____ Data lines
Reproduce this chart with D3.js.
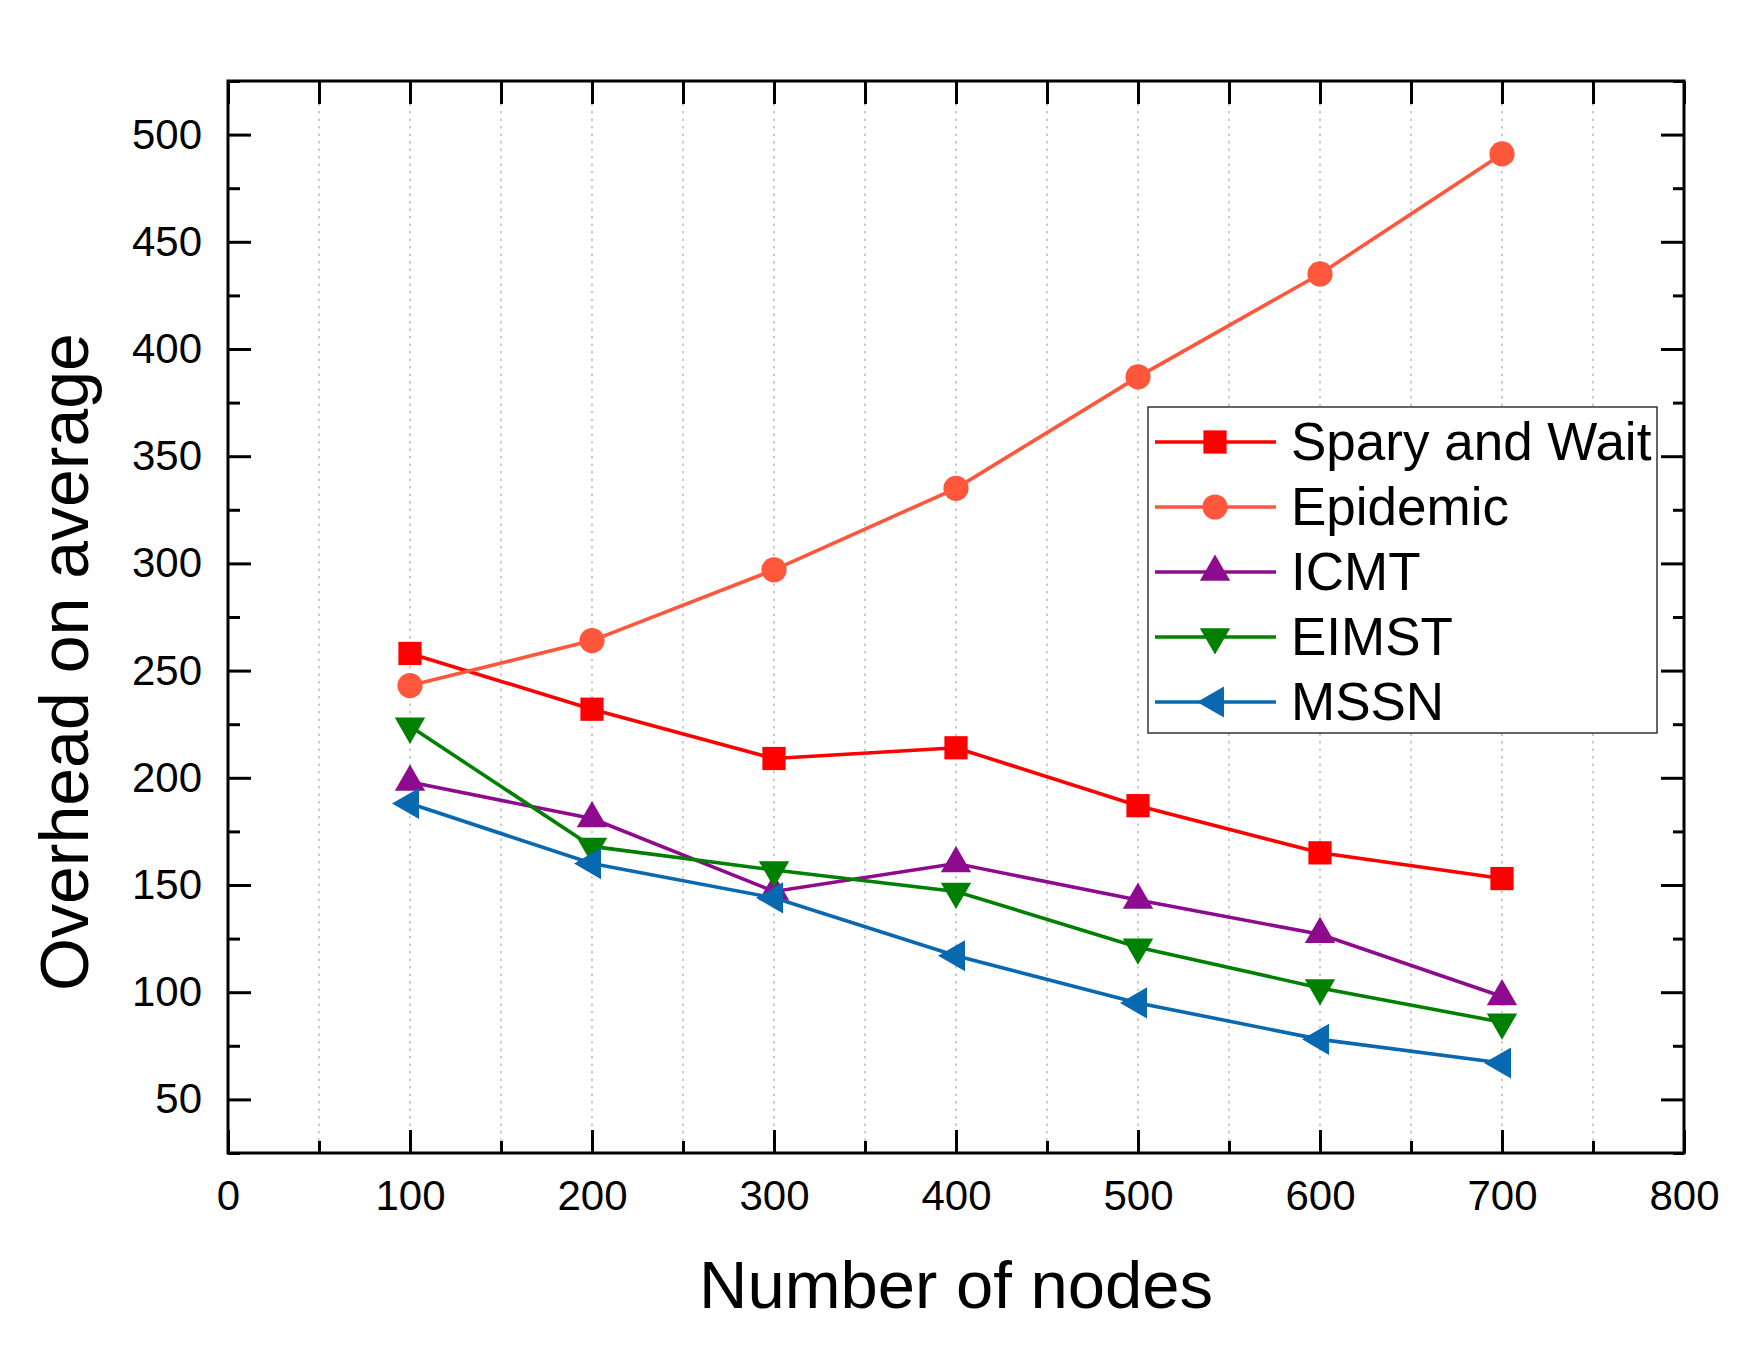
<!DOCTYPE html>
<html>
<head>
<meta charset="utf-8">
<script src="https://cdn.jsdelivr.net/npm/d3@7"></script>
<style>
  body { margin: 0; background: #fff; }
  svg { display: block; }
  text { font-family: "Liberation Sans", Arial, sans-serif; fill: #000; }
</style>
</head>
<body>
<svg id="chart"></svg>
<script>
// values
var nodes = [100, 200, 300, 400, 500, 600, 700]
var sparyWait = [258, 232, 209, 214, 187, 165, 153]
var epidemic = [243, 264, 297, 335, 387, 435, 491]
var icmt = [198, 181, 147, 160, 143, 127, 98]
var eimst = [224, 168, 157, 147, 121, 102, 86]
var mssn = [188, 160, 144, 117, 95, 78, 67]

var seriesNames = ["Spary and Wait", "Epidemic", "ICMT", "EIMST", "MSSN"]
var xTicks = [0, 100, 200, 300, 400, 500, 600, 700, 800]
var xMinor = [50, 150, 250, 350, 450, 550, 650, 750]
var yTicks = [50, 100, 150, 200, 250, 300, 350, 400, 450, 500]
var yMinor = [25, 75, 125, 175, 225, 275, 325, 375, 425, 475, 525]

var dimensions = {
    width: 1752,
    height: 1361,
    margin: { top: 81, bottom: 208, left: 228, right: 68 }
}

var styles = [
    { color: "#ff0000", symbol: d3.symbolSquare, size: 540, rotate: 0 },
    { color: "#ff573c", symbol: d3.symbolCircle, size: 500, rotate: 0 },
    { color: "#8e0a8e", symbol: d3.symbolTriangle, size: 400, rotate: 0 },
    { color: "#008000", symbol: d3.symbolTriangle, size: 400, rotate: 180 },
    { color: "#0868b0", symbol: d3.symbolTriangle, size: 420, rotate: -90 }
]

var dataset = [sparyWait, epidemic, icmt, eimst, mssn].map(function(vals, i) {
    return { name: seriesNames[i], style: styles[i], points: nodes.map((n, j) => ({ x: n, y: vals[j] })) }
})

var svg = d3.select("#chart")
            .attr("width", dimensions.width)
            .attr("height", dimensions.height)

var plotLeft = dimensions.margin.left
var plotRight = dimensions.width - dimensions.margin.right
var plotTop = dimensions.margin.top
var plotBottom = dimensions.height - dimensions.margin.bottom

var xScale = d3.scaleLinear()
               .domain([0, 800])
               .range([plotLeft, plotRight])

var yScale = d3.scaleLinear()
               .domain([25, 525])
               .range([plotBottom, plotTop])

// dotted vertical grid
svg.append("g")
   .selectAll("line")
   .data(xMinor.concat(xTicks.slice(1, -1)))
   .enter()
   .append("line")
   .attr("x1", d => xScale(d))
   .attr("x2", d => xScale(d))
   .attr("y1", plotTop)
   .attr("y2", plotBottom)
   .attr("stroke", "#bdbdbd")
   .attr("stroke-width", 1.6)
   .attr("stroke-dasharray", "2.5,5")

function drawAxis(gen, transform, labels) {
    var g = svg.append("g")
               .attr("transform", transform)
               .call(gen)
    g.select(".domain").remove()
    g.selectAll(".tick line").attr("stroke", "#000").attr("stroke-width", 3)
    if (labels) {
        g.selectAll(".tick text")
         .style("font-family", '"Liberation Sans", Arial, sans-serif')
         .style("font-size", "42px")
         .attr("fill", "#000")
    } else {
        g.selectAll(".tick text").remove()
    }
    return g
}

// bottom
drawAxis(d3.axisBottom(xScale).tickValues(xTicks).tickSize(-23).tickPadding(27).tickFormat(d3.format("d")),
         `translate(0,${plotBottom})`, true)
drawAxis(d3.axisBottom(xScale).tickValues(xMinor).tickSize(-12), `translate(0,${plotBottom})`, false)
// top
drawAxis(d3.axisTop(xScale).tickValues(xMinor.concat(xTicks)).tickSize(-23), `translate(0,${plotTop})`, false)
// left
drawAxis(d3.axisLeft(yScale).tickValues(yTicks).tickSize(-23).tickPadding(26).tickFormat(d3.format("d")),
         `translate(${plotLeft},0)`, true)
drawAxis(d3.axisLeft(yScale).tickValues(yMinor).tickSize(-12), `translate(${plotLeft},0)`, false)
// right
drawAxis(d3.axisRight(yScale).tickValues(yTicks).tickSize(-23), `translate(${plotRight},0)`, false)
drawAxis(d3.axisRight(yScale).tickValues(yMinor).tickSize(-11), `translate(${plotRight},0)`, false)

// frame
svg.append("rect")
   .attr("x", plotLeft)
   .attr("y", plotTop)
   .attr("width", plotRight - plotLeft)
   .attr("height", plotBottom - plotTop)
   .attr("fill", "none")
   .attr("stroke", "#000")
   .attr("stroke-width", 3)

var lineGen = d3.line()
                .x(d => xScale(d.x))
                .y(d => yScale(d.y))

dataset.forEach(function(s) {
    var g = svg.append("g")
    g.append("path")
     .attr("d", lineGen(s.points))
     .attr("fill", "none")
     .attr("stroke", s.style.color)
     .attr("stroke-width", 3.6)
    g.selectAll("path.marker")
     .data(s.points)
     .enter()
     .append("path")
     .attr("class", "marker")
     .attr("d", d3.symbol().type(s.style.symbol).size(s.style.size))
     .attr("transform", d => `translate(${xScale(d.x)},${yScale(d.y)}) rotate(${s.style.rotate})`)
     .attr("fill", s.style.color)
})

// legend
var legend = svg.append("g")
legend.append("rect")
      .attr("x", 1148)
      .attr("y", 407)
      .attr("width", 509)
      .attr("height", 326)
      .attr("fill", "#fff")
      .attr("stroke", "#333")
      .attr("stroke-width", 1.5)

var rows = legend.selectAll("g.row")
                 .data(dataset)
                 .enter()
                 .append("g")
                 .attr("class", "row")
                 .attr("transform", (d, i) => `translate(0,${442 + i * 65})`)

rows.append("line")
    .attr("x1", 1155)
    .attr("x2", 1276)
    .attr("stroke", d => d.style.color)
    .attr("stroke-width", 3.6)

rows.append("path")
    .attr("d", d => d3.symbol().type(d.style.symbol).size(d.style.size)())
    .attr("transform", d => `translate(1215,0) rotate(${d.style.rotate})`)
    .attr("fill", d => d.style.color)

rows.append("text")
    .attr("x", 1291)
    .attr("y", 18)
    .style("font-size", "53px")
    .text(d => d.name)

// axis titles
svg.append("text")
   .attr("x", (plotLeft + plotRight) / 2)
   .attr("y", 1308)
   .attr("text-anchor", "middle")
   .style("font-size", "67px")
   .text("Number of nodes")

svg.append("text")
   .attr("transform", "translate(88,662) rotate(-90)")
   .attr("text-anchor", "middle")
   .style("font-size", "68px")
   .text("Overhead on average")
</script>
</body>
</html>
________
* [What is asked]: Omit the pictures, and quote the material above exactly as given.

* [Answer to this problem]:
Reproduce this chart with D3.js.
<!DOCTYPE html>
<html>
<head>
<meta charset="utf-8">
<script src="https://cdn.jsdelivr.net/npm/d3@7"></script>
<style>
  body { margin: 0; background: #fff; }
  svg { display: block; }
  text { font-family: "Liberation Sans", Arial, sans-serif; fill: #000; }
</style>
</head>
<body>
<svg id="chart"></svg>
<script>
// values
var nodes = [100, 200, 300, 400, 500, 600, 700]
var sparyWait = [258, 232, 209, 214, 187, 165, 153]
var epidemic = [243, 264, 297, 335, 387, 435, 491]
var icmt = [198, 181, 147, 160, 143, 127, 98]
var eimst = [224, 168, 157, 147, 121, 102, 86]
var mssn = [188, 160, 144, 117, 95, 78, 67]

var seriesNames = ["Spary and Wait", "Epidemic", "ICMT", "EIMST", "MSSN"]
var xTicks = [0, 100, 200, 300, 400, 500, 600, 700, 800]
var xMinor = [50, 150, 250, 350, 450, 550, 650, 750]
var yTicks = [50, 100, 150, 200, 250, 300, 350, 400, 450, 500]
var yMinor = [25, 75, 125, 175, 225, 275, 325, 375, 425, 475, 525]

var dimensions = {
    width: 1752,
    height: 1361,
    margin: { top: 81, bottom: 208, left: 228, right: 68 }
}

var styles = [
    { color: "#ff0000", symbol: d3.symbolSquare, size: 540, rotate: 0 },
    { color: "#ff573c", symbol: d3.symbolCircle, size: 500, rotate: 0 },
    { color: "#8e0a8e", symbol: d3.symbolTriangle, size: 400, rotate: 0 },
    { color: "#008000", symbol: d3.symbolTriangle, size: 400, rotate: 180 },
    { color: "#0868b0", symbol: d3.symbolTriangle, size: 420, rotate: -90 }
]

var dataset = [sparyWait, epidemic, icmt, eimst, mssn].map(function(vals, i) {
    return { name: seriesNames[i], style: styles[i], points: nodes.map((n, j) => ({ x: n, y: vals[j] })) }
})

var svg = d3.select("#chart")
            .attr("width", dimensions.width)
            .attr("height", dimensions.height)

var plotLeft = dimensions.margin.left
var plotRight = dimensions.width - dimensions.margin.right
var plotTop = dimensions.margin.top
var plotBottom = dimensions.height - dimensions.margin.bottom

var xScale = d3.scaleLinear()
               .domain([0, 800])
               .range([plotLeft, plotRight])

var yScale = d3.scaleLinear()
               .domain([25, 525])
               .range([plotBottom, plotTop])

// dotted vertical grid
svg.append("g")
   .selectAll("line")
   .data(xMinor.concat(xTicks.slice(1, -1)))
   .enter()
   .append("line")
   .attr("x1", d => xScale(d))
   .attr("x2", d => xScale(d))
   .attr("y1", plotTop)
   .attr("y2", plotBottom)
   .attr("stroke", "#bdbdbd")
   .attr("stroke-width", 1.6)
   .attr("stroke-dasharray", "2.5,5")

function drawAxis(gen, transform, labels) {
    var g = svg.append("g")
               .attr("transform", transform)
               .call(gen)
    g.select(".domain").remove()
    g.selectAll(".tick line").attr("stroke", "#000").attr("stroke-width", 3)
    if (labels) {
        g.selectAll(".tick text")
         .style("font-family", '"Liberation Sans", Arial, sans-serif')
         .style("font-size", "42px")
         .attr("fill", "#000")
    } else {
        g.selectAll(".tick text").remove()
    }
    return g
}

// bottom
drawAxis(d3.axisBottom(xScale).tickValues(xTicks).tickSize(-23).tickPadding(27).tickFormat(d3.format("d")),
         `translate(0,${plotBottom})`, true)
drawAxis(d3.axisBottom(xScale).tickValues(xMinor).tickSize(-12), `translate(0,${plotBottom})`, false)
// top
drawAxis(d3.axisTop(xScale).tickValues(xMinor.concat(xTicks)).tickSize(-23), `translate(0,${plotTop})`, false)
// left
drawAxis(d3.axisLeft(yScale).tickValues(yTicks).tickSize(-23).tickPadding(26).tickFormat(d3.format("d")),
         `translate(${plotLeft},0)`, true)
drawAxis(d3.axisLeft(yScale).tickValues(yMinor).tickSize(-12), `translate(${plotLeft},0)`, false)
// right
drawAxis(d3.axisRight(yScale).tickValues(yTicks).tickSize(-23), `translate(${plotRight},0)`, false)
drawAxis(d3.axisRight(yScale).tickValues(yMinor).tickSize(-11), `translate(${plotRight},0)`, false)

// frame
svg.append("rect")
   .attr("x", plotLeft)
   .attr("y", plotTop)
   .attr("width", plotRight - plotLeft)
   .attr("height", plotBottom - plotTop)
   .attr("fill", "none")
   .attr("stroke", "#000")
   .attr("stroke-width", 3)

var lineGen = d3.line()
                .x(d => xScale(d.x))
                .y(d => yScale(d.y))

dataset.forEach(function(s) {
    var g = svg.append("g")
    g.append("path")
     .attr("d", lineGen(s.points))
     .attr("fill", "none")
     .attr("stroke", s.style.color)
     .attr("stroke-width", 3.6)
    g.selectAll("path.marker")
     .data(s.points)
     .enter()
     .append("path")
     .attr("class", "marker")
     .attr("d", d3.symbol().type(s.style.symbol).size(s.style.size))
     .attr("transform", d => `translate(${xScale(d.x)},${yScale(d.y)}) rotate(${s.style.rotate})`)
     .attr("fill", s.style.color)
})

// legend
var legend = svg.append("g")
legend.append("rect")
      .attr("x", 1148)
      .attr("y", 407)
      .attr("width", 509)
      .attr("height", 326)
      .attr("fill", "#fff")
      .attr("stroke", "#333")
      .attr("stroke-width", 1.5)

var rows = legend.selectAll("g.row")
                 .data(dataset)
                 .enter()
                 .append("g")
                 .attr("class", "row")
                 .attr("transform", (d, i) => `translate(0,${442 + i * 65})`)

rows.append("line")
    .attr("x1", 1155)
    .attr("x2", 1276)
    .attr("stroke", d => d.style.color)
    .attr("stroke-width", 3.6)

rows.append("path")
    .attr("d", d => d3.symbol().type(d.style.symbol).size(d.style.size)())
    .attr("transform", d => `translate(1215,0) rotate(${d.style.rotate})`)
    .attr("fill", d => d.style.color)

rows.append("text")
    .attr("x", 1291)
    .attr("y", 18)
    .style("font-size", "53px")
    .text(d => d.name)

// axis titles
svg.append("text")
   .attr("x", (plotLeft + plotRight) / 2)
   .attr("y", 1308)
   .attr("text-anchor", "middle")
   .style("font-size", "67px")
   .text("Number of nodes")

svg.append("text")
   .attr("transform", "translate(88,662) rotate(-90)")
   .attr("text-anchor", "middle")
   .style("font-size", "68px")
   .text("Overhead on average")
</script>
</body>
</html>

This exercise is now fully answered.